Concernant la sphère privée, la révolution pourrait bien venir d’ailleurs. Longtemps conférée au rayon SF, les écrans 3D deviennent une réalité de plus en plus palpable. Sony et Phillips ont récemment présentés des équipements grands publics qui devraient être rapidement abordables, tandis que la production de contenu en relief devrait s’accélérer.
Avantage décisif pour l’industrie : si le contenu en relief n’engendre pas un surcoût de production très important, il créé cependant de hautes barrières au piratage.
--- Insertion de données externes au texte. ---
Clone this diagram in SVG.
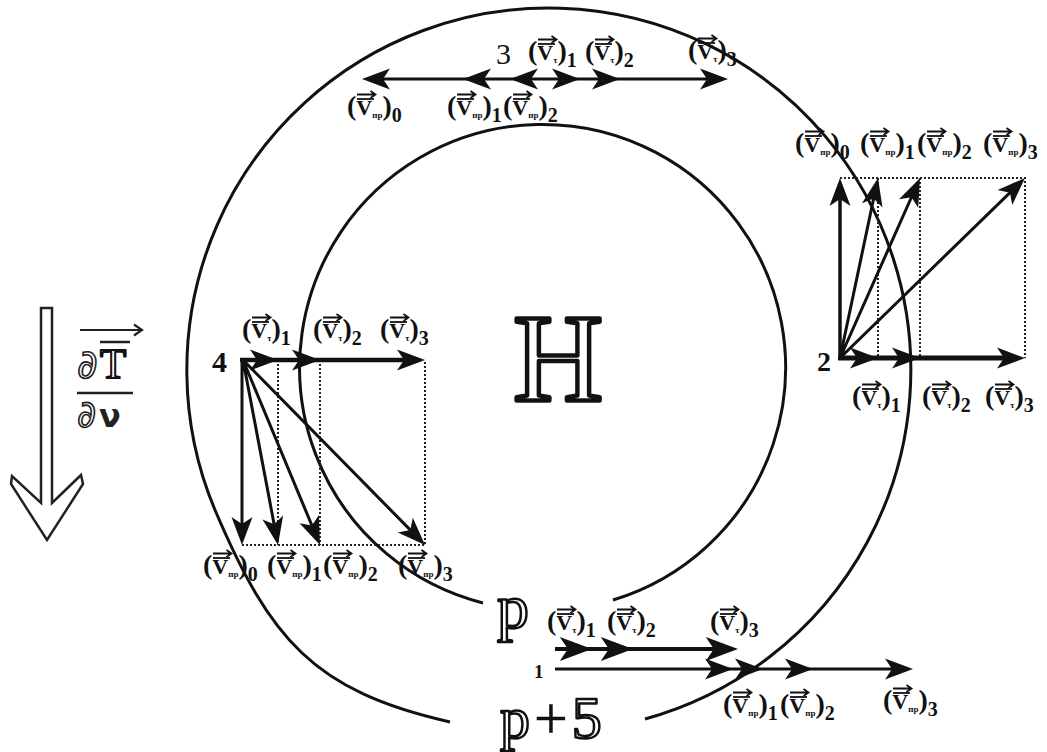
<svg xmlns="http://www.w3.org/2000/svg" xmlns:xlink="http://www.w3.org/1999/xlink" width="1047" height="752" viewBox="0 0 1047 752">
<style>
  .crv{fill:none;stroke:#111;stroke-width:3}
  .ln{fill:none;stroke:#111;stroke-linecap:butt}
  .dot{fill:none;stroke:#222;stroke-width:2;stroke-dasharray:2 2}
  .ahd{fill:#111}
  .lbl text{font-family:"Liberation Serif","Times New Roman",serif;font-weight:bold;fill:#111}
  .pa{font-size:28px}
  .vv{font-size:22px}
  .sb{font-size:9px}
  .nm{font-size:20px}
  .dec{fill:none;stroke:#111;stroke-width:1.8}
  .pt{font-family:"Liberation Serif","Times New Roman",serif;fill:#111}
  .big{font-family:"Liberation Serif","Times New Roman",serif;fill:#fff;stroke:#111;stroke-linejoin:round}
</style>
<defs>
  <path id="ah" class="ahd" d="M0,0 L-28,-10.5 L-21,0 L-28,10.5 Z"/>
  <g id="dec" class="dec"><path d="M10,-16 H27"/><path d="M10,-20.5 H28 M23.5,-24 L28.5,-20.5 L23.5,-17"/></g>
</defs>
<rect width="1047" height="752" fill="#fff"/>

<g id="connectors">
  <path id="inner-curve" class="crv" d="M613,600 A243 243 0 1 0 483,603"/>
  <path id="outer-curve" class="crv" d="M645,719 A362 362 0 1 0 215,510 C270,639 313,691 450,722"/>
</g>

<g id="gradient-arrow">
  <polygon points="41,308 52,308 52,503 81,475 83,484 47,540 11,484 12,476 41,503" fill="#fff" stroke="#222" stroke-width="2.5" stroke-linejoin="miter"/>
  <path d="M80,330 H142 M134,324.5 L142,330 L134,335.5" fill="none" stroke="#222" stroke-width="2.2"/>
  <path d="M100,342 H130" stroke="#222" stroke-width="2.5"/>
  <text x="77" y="378" font-family="DejaVu Sans, sans-serif" font-size="40" fill="#fff" stroke="#222" stroke-width="1.6">∂</text>
  <text x="100" y="378" class="big" font-size="43" stroke-width="2">T</text>
  <path d="M77,393 H133" stroke="#222" stroke-width="2.5"/>
  <text x="77" y="427" font-family="DejaVu Sans, sans-serif" font-size="37" fill="#fff" stroke="#222" stroke-width="1.6">∂</text>
  <text x="99" y="427" font-family="DejaVu Sans, sans-serif" font-weight="bold" font-size="32" fill="#222">ν</text>
</g>

<g id="label-H"><text x="513" y="400" class="big" font-size="125" stroke-width="4.5">H</text></g>
<g id="label-p"><text x="497" y="628" class="big" font-size="64" stroke-width="2.5">p</text></g>
<g id="label-p5"><text x="500" y="738" class="big" font-size="60" stroke-width="2.5">p<tspan fill="#111" stroke-width="0.5" dx="4">+</tspan><tspan dx="4">5</tspan></text></g>

<g id="point-3">
  <path class="ln" stroke-width="3" d="M370,79 H718"/>
  <use href="#ah" transform="translate(362,79) rotate(180)"/>
  <use href="#ah" transform="translate(463,79) rotate(180)"/>
  <use href="#ah" transform="translate(510,79) rotate(180)"/>
  <use href="#ah" transform="translate(580,79)"/>
  <use href="#ah" transform="translate(620,79)"/>
  <use href="#ah" transform="translate(728,79)"/>
  <text class="pt" x="496" y="64" font-size="30" fill="#1a1a3a">3</text>
  <g class="lbl" transform="translate(528,60)"><text><tspan class="pa">(</tspan><tspan class="vv">V</tspan><tspan class="sb" dy="3">τ</tspan><tspan class="pa" dy="-3">)</tspan><tspan class="nm" dy="7">1</tspan></text><use href="#dec"/></g>
  <g class="lbl" transform="translate(585,60)"><text><tspan class="pa">(</tspan><tspan class="vv">V</tspan><tspan class="sb" dy="3">τ</tspan><tspan class="pa" dy="-3">)</tspan><tspan class="nm" dy="7">2</tspan></text><use href="#dec"/></g>
  <g class="lbl" transform="translate(688,59)"><text><tspan class="pa">(</tspan><tspan class="vv">V</tspan><tspan class="sb" dy="3">τ</tspan><tspan class="pa" dy="-3">)</tspan><tspan class="nm" dy="7">3</tspan></text><use href="#dec"/></g>
  <g class="lbl" transform="translate(347,115)"><text><tspan class="pa">(</tspan><tspan class="vv">V</tspan><tspan class="sb" dy="3">пр</tspan><tspan class="pa" dy="-3">)</tspan><tspan class="nm" dy="7">0</tspan></text><use href="#dec"/></g>
  <g class="lbl" transform="translate(447,115)"><text><tspan class="pa">(</tspan><tspan class="vv">V</tspan><tspan class="sb" dy="3">пр</tspan><tspan class="pa" dy="-3">)</tspan><tspan class="nm" dy="7">1</tspan></text><use href="#dec"/></g>
  <g class="lbl" transform="translate(503,115)"><text><tspan class="pa">(</tspan><tspan class="vv">V</tspan><tspan class="sb" dy="3">пр</tspan><tspan class="pa" dy="-3">)</tspan><tspan class="nm" dy="7">2</tspan></text><use href="#dec"/></g>
</g>

<g id="point-2">
  <path class="dot" d="M840,178 H1025 V358 M878,178 V358 M920,178 V358"/>
  <path class="ln" stroke-width="3.5" d="M840,358 V190"/>
  <path class="ln" stroke-width="3" d="M840,358 L875.5,189.7 M840,358 L915.1,189 M840,358 L1016.4,186.4"/>
  <path class="ln" stroke-width="5" d="M838,358 H1015"/>
  <use href="#ah" transform="translate(840,178) rotate(-90)"/>
  <use href="#ah" transform="translate(878,178) rotate(-78.08)"/>
  <use href="#ah" transform="translate(920,178) rotate(-66.04)"/>
  <use href="#ah" transform="translate(1025,178) rotate(-44.22)"/>
  <use href="#ah" transform="translate(878,358)"/>
  <use href="#ah" transform="translate(920,358)"/>
  <use href="#ah" transform="translate(1025,358)"/>
  <text class="pt" x="817" y="371" font-size="28" font-weight="bold">2</text>
  <g class="lbl" transform="translate(795,152)"><text><tspan class="pa">(</tspan><tspan class="vv">V</tspan><tspan class="sb" dy="3">пр</tspan><tspan class="pa" dy="-3">)</tspan><tspan class="nm" dy="7">0</tspan></text><use href="#dec"/></g>
  <g class="lbl" transform="translate(860,152)"><text><tspan class="pa">(</tspan><tspan class="vv">V</tspan><tspan class="sb" dy="3">пр</tspan><tspan class="pa" dy="-3">)</tspan><tspan class="nm" dy="7">1</tspan></text><use href="#dec"/></g>
  <g class="lbl" transform="translate(917,152)"><text><tspan class="pa">(</tspan><tspan class="vv">V</tspan><tspan class="sb" dy="3">пр</tspan><tspan class="pa" dy="-3">)</tspan><tspan class="nm" dy="7">2</tspan></text><use href="#dec"/></g>
  <g class="lbl" transform="translate(983,152)"><text><tspan class="pa">(</tspan><tspan class="vv">V</tspan><tspan class="sb" dy="3">пр</tspan><tspan class="pa" dy="-3">)</tspan><tspan class="nm" dy="7">3</tspan></text><use href="#dec"/></g>
  <g class="lbl" transform="translate(852,405)"><text><tspan class="pa">(</tspan><tspan class="vv">V</tspan><tspan class="sb" dy="3">τ</tspan><tspan class="pa" dy="-3">)</tspan><tspan class="nm" dy="7">1</tspan></text><use href="#dec"/></g>
  <g class="lbl" transform="translate(922,405)"><text><tspan class="pa">(</tspan><tspan class="vv">V</tspan><tspan class="sb" dy="3">τ</tspan><tspan class="pa" dy="-3">)</tspan><tspan class="nm" dy="7">2</tspan></text><use href="#dec"/></g>
  <g class="lbl" transform="translate(985,405)"><text><tspan class="pa">(</tspan><tspan class="vv">V</tspan><tspan class="sb" dy="3">τ</tspan><tspan class="pa" dy="-3">)</tspan><tspan class="nm" dy="7">3</tspan></text><use href="#dec"/></g>
</g>

<g id="point-4">
  <path class="dot" d="M242,545 H425 V360 M278,360 V545 M320,360 V545"/>
  <path class="ln" stroke-width="3" d="M242,360 V533 M243,360 L275.8,533.2 M243,360 L315.4,533.9 M243,360 L416.6,536.4"/>
  <path class="ln" stroke-width="4.5" d="M240,360 H415"/>
  <use href="#ah" transform="translate(242,545) rotate(90)"/>
  <use href="#ah" transform="translate(278,545) rotate(79.29)"/>
  <use href="#ah" transform="translate(320,545) rotate(67.4)"/>
  <use href="#ah" transform="translate(425,545) rotate(45.47)"/>
  <use href="#ah" transform="translate(278,360)"/>
  <use href="#ah" transform="translate(320,360)"/>
  <use href="#ah" transform="translate(425,360)"/>
  <text class="pt" x="212" y="372" font-size="30" font-weight="bold" fill="#1a1a3a">4</text>
  <g class="lbl" transform="translate(242,338)"><text><tspan class="pa">(</tspan><tspan class="vv">V</tspan><tspan class="sb" dy="3">τ</tspan><tspan class="pa" dy="-3">)</tspan><tspan class="nm" dy="7">1</tspan></text><use href="#dec"/></g>
  <g class="lbl" transform="translate(313,338)"><text><tspan class="pa">(</tspan><tspan class="vv">V</tspan><tspan class="sb" dy="3">τ</tspan><tspan class="pa" dy="-3">)</tspan><tspan class="nm" dy="7">2</tspan></text><use href="#dec"/></g>
  <g class="lbl" transform="translate(380,338)"><text><tspan class="pa">(</tspan><tspan class="vv">V</tspan><tspan class="sb" dy="3">τ</tspan><tspan class="pa" dy="-3">)</tspan><tspan class="nm" dy="7">3</tspan></text><use href="#dec"/></g>
  <g class="lbl" transform="translate(203,574)"><text><tspan class="pa">(</tspan><tspan class="vv">V</tspan><tspan class="sb" dy="3">пр</tspan><tspan class="pa" dy="-3">)</tspan><tspan class="nm" dy="7">0</tspan></text><use href="#dec"/></g>
  <g class="lbl" transform="translate(267,574)"><text><tspan class="pa">(</tspan><tspan class="vv">V</tspan><tspan class="sb" dy="3">пр</tspan><tspan class="pa" dy="-3">)</tspan><tspan class="nm" dy="7">1</tspan></text><use href="#dec"/></g>
  <g class="lbl" transform="translate(323,574)"><text><tspan class="pa">(</tspan><tspan class="vv">V</tspan><tspan class="sb" dy="3">пр</tspan><tspan class="pa" dy="-3">)</tspan><tspan class="nm" dy="7">2</tspan></text><use href="#dec"/></g>
  <g class="lbl" transform="translate(398,574)"><text><tspan class="pa">(</tspan><tspan class="vv">V</tspan><tspan class="sb" dy="3">пр</tspan><tspan class="pa" dy="-3">)</tspan><tspan class="nm" dy="7">3</tspan></text><use href="#dec"/></g>
</g>

<g id="point-1">
  <path class="ln" stroke-width="4" d="M555,649 H728"/>
  <path class="ln" stroke-width="3" d="M555,669 H903"/>
  <use href="#ah" transform="translate(592,649) scale(1.15)"/>
  <use href="#ah" transform="translate(633,649) scale(1.15)"/>
  <use href="#ah" transform="translate(738,649) scale(1.15)"/>
  <use href="#ah" transform="translate(733,669)"/>
  <use href="#ah" transform="translate(763,669)"/>
  <use href="#ah" transform="translate(813,669)"/>
  <use href="#ah" transform="translate(913,669)"/>
  <text class="pt" x="534" y="678" font-size="19" font-weight="bold">1</text>
  <g class="lbl" transform="translate(547,630)"><text><tspan class="pa">(</tspan><tspan class="vv">V</tspan><tspan class="sb" dy="3">τ</tspan><tspan class="pa" dy="-3">)</tspan><tspan class="nm" dy="7">1</tspan></text><use href="#dec"/></g>
  <g class="lbl" transform="translate(607,630)"><text><tspan class="pa">(</tspan><tspan class="vv">V</tspan><tspan class="sb" dy="3">τ</tspan><tspan class="pa" dy="-3">)</tspan><tspan class="nm" dy="7">2</tspan></text><use href="#dec"/></g>
  <g class="lbl" transform="translate(710,630)"><text><tspan class="pa">(</tspan><tspan class="vv">V</tspan><tspan class="sb" dy="3">τ</tspan><tspan class="pa" dy="-3">)</tspan><tspan class="nm" dy="7">3</tspan></text><use href="#dec"/></g>
  <g class="lbl" transform="translate(723,713)"><text><tspan class="pa">(</tspan><tspan class="vv">V</tspan><tspan class="sb" dy="3">пр</tspan><tspan class="pa" dy="-3">)</tspan><tspan class="nm" dy="7">1</tspan></text><use href="#dec"/></g>
  <g class="lbl" transform="translate(780,713)"><text><tspan class="pa">(</tspan><tspan class="vv">V</tspan><tspan class="sb" dy="3">пр</tspan><tspan class="pa" dy="-3">)</tspan><tspan class="nm" dy="7">2</tspan></text><use href="#dec"/></g>
  <g class="lbl" transform="translate(883,709)"><text><tspan class="pa">(</tspan><tspan class="vv">V</tspan><tspan class="sb" dy="3">пр</tspan><tspan class="pa" dy="-3">)</tspan><tspan class="nm" dy="7">3</tspan></text><use href="#dec"/></g>
</g>
</svg>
La deuxième alternative est moins réjouissante car elle est axée sur la régulation plutôt que sur l’innovation. Elle pourrait cependant être rapidement mise en œuvre, pour de simples questions de survie du réseau mondiale. La lutte contre le piratage ne serait en effet qu’un corollaire d’une politique de contrôle qui a pour ambition première de réguler le volume de données transitant par les réseaux. Un récent rapport de spécialistes s’inquiète en effet d’une possible saturation des réseaux à court terme, due au développement exponentiel du haut débit. Une solution crédible est actuellement à l’essai par un fournisseur d’accès à Internet dans le sud des Etats Unis : casser le modèle tarifaire forfaitaire pour adopter un paiement au volume. Si cette politique de prix ne devrait pas pénaliser les utilisateurs médians d’Internet, les gros volumes de données devraient rebuter les abonnés (un film « pèse » 10.000 fois plus lourd que la une du Monde).

Par l’innovation ou par la régulation, le piratage peut être menacé à court terme. Certainement pas par les prétentieuses mesures de Monsieur Olivennes, mais plutôt par une évolution naturelle de l’écosystème numérique.